The recent overhaul of the EB-5 Immigrant Investor Program, brought about by the EB-5 Reform and Integrity Act of 2022, has created new challenges that businesses and regional centers must surmount in order to remain compliant and qualify for EB-5 funding. At the same time, it has significantly reduced investors’ financial and immigration risk with stringent integrity measures, and it allows investors who already reside in the United States under a non-EB-5 visa to file Form I-485 concurrently with Form I-526.
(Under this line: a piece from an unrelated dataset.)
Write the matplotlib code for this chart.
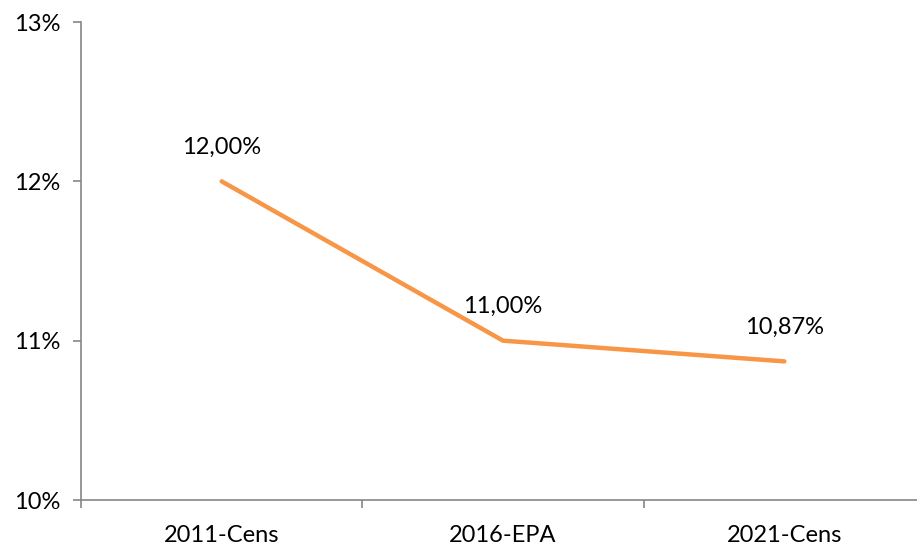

Implications for Non-Resident Visa Holders
Holders of the H-1B, F-1, and E-2 visas stand to benefit greatly from the ability to file the aforementioned forms simultaneously. Instead of having to undergo the lengthy process of consular visa processing or obtain sponsorship, these investors will be eligible to apply for EB-5 conditional permanent resident status straightaway. Even though the Reform and Integrity Act was signed into law very recently, and it remains unclear exactly how the ensuing changes will be implemented, EB-5 investors applying for adjustment of status will most likely be allowed to apply for work authorization and travel permits. If approved, these freedoms would grant investors the benefits of a U.S. green card—even before they officially obtain one. This arrangement would prove ideal for investors whose temporary visas are nearing expiration and who want to continue working or studying in the United States.
It is important to note that the EB-5 Regional Center Program has finally received a long-term reauthorization until 2027, meaning that investors in regional center-sponsored projects no longer have to fear that another legislative lapse will compromise their I-526 petitions. In fact, United States Citizenship and Immigration Services (USCIS) now guarantees that all regional center investors who file Form I-526 on or before September 30, 2026, will have their applications adjudicated even if the regional center program expires once more.
The importance of the grandfathering clause is especially evident as the EB-5 investment industry comes out of a nearly one-year lapse of the regional center model. During this period, holders of non-resident visas who sought to adjust status through an EB5 investment in a regional center project were unable to move forward with the process. Temporary visa holders may have thus experienced restrictions on their ability to work in the United States. To complicate matters, the delays in consular processing brought about by the COVID-19 pandemic may have also kept many EB-5 applicants from obtaining their initial two-year green cards.
What is Next for the EB-5 Industry?
The above is certainly good news for EB-5 investors, but the new influx of I-526 petitions resulting from the renewal of the regional center program may cause new challenges. Many industry analysts expect high-demand countries such as India to go into a processing backlog, which would make investors from these nationalities subject to cutoff dates. Perhaps more seriously for non-resident visa holders, they would also be ineligible for concurrent filing. Any investors from high-demand countries who are interested in adjusting status quickly through an EB-5 investment are advised to contact an immigration attorney and begin the process.
Each month, the Department of State (DOS) releases a monthly Visa Bulletin identifying which countries are undergoing retrogression for the EB-5 visa. Once the regional center program officially becomes operative in mid-May 2022, the industry will certainly be interested in seeing which nationalities, if any, will be subject to cutoff dates.